GOAL OF THE EXERCISE:
Retype, word for word, the lines from the first line of the entries through the line that holds "import * as"; leave out the pictures.

★ ★ ★ ★ ★ ★ ★

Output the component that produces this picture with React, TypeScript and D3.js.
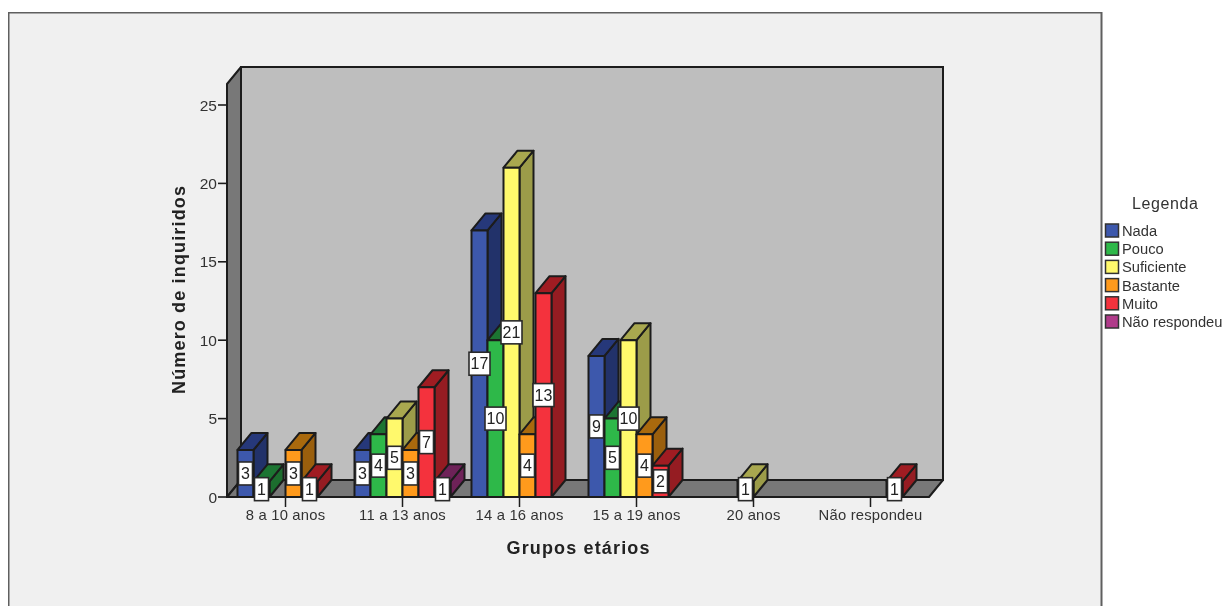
import * as d3 from "d3";

const groups = ["8 a 10 anos", "11 a 13 anos", "14 a 16 anos", "15 a 19 anos", "20 anos", "Não respondeu"];
const responses = ["Nada", "Pouco", "Suficiente", "Bastante", "Muito", "Não respondeu"];

const nada = [3, 3, 17, 9, 0, 0];
const pouco = [1, 4, 10, 5, 0, 0];
const suficiente = [0, 5, 21, 10, 1, 0];
const bastante = [3, 3, 4, 4, 0, 0];
const muito = [1, 7, 13, 2, 0, 1];
const naoRespondeu = [0, 1, 0, 0, 0, 0];
const seriesValues = [nada, pouco, suficiente, bastante, muito, naoRespondeu];

const frontColors = ["#3e58ac", "#2eb84a", "#fff96c", "#ff9a1e", "#f4333d", "#b03a8a"];
const topColors = ["#26377a", "#1d7433", "#a9a850", "#a9690f", "#a01c22", "#6e2158"];
const sideColors = ["#22316b", "#1a6e2e", "#9c9c48", "#9a5f10", "#951b20", "#6e2158"];

const W = 1224;
const H = 606;
const PLOT = { left: 227, right: 929, top: 84, bottom: 497 };
const DEPTH = { x: 14, y: -17 };
const BAR_W = 16;
const INK = "#1c1c1c";
const FONT = "'Liberation Sans', Arial, sans-serif";

const x = d3.scaleBand<string>().domain(groups).range([PLOT.left, PLOT.right]);
const y = d3.scaleLinear().domain([0, 25]).range([PLOT.bottom, 105]);
const inner = d3
  .scaleBand<string>()
  .domain(responses)
  .range([0, BAR_W * responses.length]);

const poly = d3.line<[number, number]>();

function barLeft(g: number, s: number) {
  const center = (x(groups[g]) ?? 0) + x.bandwidth() / 2;
  return center - (BAR_W * responses.length) / 2 + (inner(responses[s]) ?? 0);
}

function Bar({ g, s, value }: { g: number; s: number; value: number }) {
  const x0 = barLeft(g, s);
  const x1 = x0 + inner.bandwidth();
  const y0 = y(value);
  const y1 = y(0);
  const top: [number, number][] = [
    [x0, y0],
    [x0 + DEPTH.x, y0 + DEPTH.y],
    [x1 + DEPTH.x, y0 + DEPTH.y],
    [x1, y0],
  ];
  const side: [number, number][] = [
    [x1, y0],
    [x1 + DEPTH.x, y0 + DEPTH.y],
    [x1 + DEPTH.x, y1 + DEPTH.y],
    [x1, y1],
  ];
  return (
    <g stroke={INK} strokeWidth={2} strokeLinejoin="round">
      <path d={poly(side) + "Z"} fill={sideColors[s]} />
      <path d={poly(top) + "Z"} fill={topColors[s]} />
      <rect x={x0} y={y0} width={x1 - x0} height={y1 - y0} fill={frontColors[s]} />
    </g>
  );
}

function ValueLabel({ g, s, value }: { g: number; s: number; value: number }) {
  const cx = barLeft(g, s) + inner.bandwidth() / 2;
  const cy = y(value / 2);
  const w = value >= 10 ? 21 : 14;
  return (
    <g>
      <rect x={cx - w / 2} y={cy - 11.5} width={w} height={23} fill="#fff" stroke="#2a2a2a" strokeWidth={1.6} />
      <text x={cx} y={cy + 5.5} textAnchor="middle" fontSize={16} fill="#222" fontFamily={FONT}>
        {value}
      </text>
    </g>
  );
}

export default function App() {
  const cells = groups.flatMap((_, g) =>
    responses.map((_, s) => ({ g, s, value: seriesValues[s][g] })).filter((c) => c.value > 0),
  );
  const backL = PLOT.left + DEPTH.x;
  const backR = PLOT.right + DEPTH.x;
  const floorY = PLOT.bottom + DEPTH.y;
  const wallTop = PLOT.top + DEPTH.y;

  return (
    <svg width={W} height={H} style={{ position: "absolute", left: 0, top: 0 }}>
      <defs>
        <filter id="soft" x="0" y="0" width="100%" height="100%">
          <feGaussianBlur stdDeviation={0.45} />
        </filter>
      </defs>
      <rect x={0} y={0} width={W} height={H} fill="#fff" />
      <g filter="url(#soft)">
        <rect x={8.5} y={12.5} width={1093} height={H + 20} fill="#f0f0f0" stroke="#5e5e5e" strokeWidth={2} />

        <rect x={backL} y={wallTop} width={backR - backL} height={floorY - wallTop} fill="#bebebe" stroke={INK} strokeWidth={2} />
        <path
          d={poly([[PLOT.left, PLOT.top], [backL, wallTop], [backL, floorY], [PLOT.left, PLOT.bottom]]) + "Z"}
          fill="#787878"
          stroke={INK}
          strokeWidth={2}
          strokeLinejoin="round"
        />
        <path
          d={poly([[PLOT.left, PLOT.bottom], [backL, floorY], [backR, floorY], [PLOT.right, PLOT.bottom]]) + "Z"}
          fill="#787878"
          stroke={INK}
          strokeWidth={2}
          strokeLinejoin="round"
        />

        {y.ticks(5).map((t) => (
          <g key={t}>
            <line x1={218} x2={PLOT.left} y1={y(t)} y2={y(t)} stroke={INK} strokeWidth={1.6} />
            <text x={217} y={y(t) + 5.5} textAnchor="end" fontSize={15.5} fill="#333" fontFamily={FONT}>
              {t}
            </text>
          </g>
        ))}

        {groups.map((g) => {
          const cx = (x(g) ?? 0) + x.bandwidth() / 2;
          return (
            <g key={g}>
              <line x1={cx} x2={cx} y1={PLOT.bottom} y2={507} stroke={INK} strokeWidth={1.5} />
              <text x={cx} y={520} textAnchor="middle" fontSize={14.8} letterSpacing={0.2} fill="#333" fontFamily={FONT}>
                {g}
              </text>
            </g>
          );
        })}

        {cells.map((c) => (
          <Bar key={`${c.g}-${c.s}`} {...c} />
        ))}
        {cells.map((c) => (
          <ValueLabel key={`${c.g}-${c.s}`} {...c} />
        ))}

        <text
          transform="translate(185,290) rotate(-90)"
          textAnchor="middle"
          fontSize={18}
          fontWeight="bold"
          fill="#222"
          fontFamily={FONT}
          textLength={208}
        >
          Número de inquiridos
        </text>
        <text x={578} y={554} textAnchor="middle" fontSize={18} fontWeight="bold" fill="#222" fontFamily={FONT} textLength={143}>
          Grupos etários
        </text>

        <text x={1165} y={209} textAnchor="middle" fontSize={16} fill="#333" fontFamily={FONT} textLength={66}>
          Legenda
        </text>
        {responses.map((r, i) => {
          const ly = 224 + i * 18.2;
          return (
            <g key={r}>
              <rect x={1105.5} y={ly} width={13} height={13} fill={frontColors[i]} stroke="#333" strokeWidth={1.5} />
              <text x={1122} y={ly + 12} fontSize={14.7} fill="#333" fontFamily={FONT}>
                {r}
              </text>
            </g>
          );
        })}
      </g>
    </svg>
  );
}
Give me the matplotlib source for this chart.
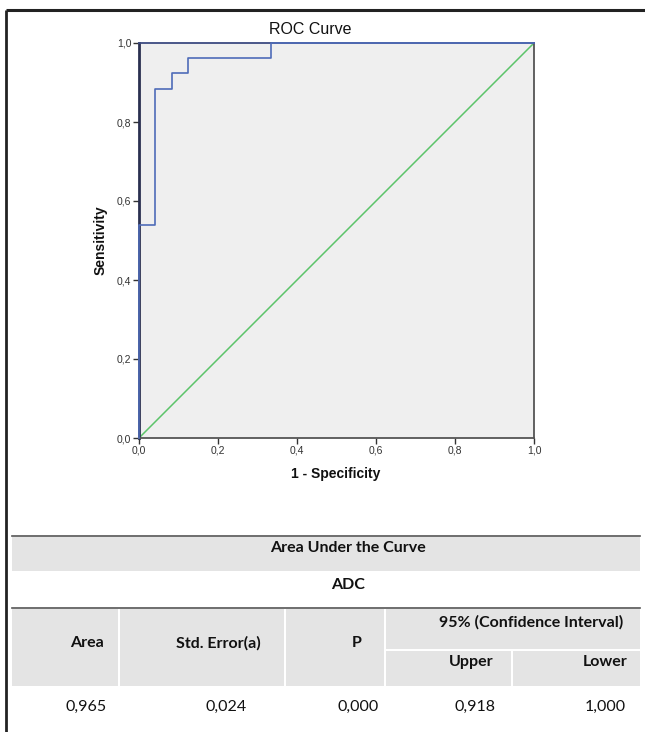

★ ★ ★ ★ ★ ★ ★

FULL OUTPUT:
Output the component that produces this picture with React, TypeScript and D3.js.
import * as d3 from "d3";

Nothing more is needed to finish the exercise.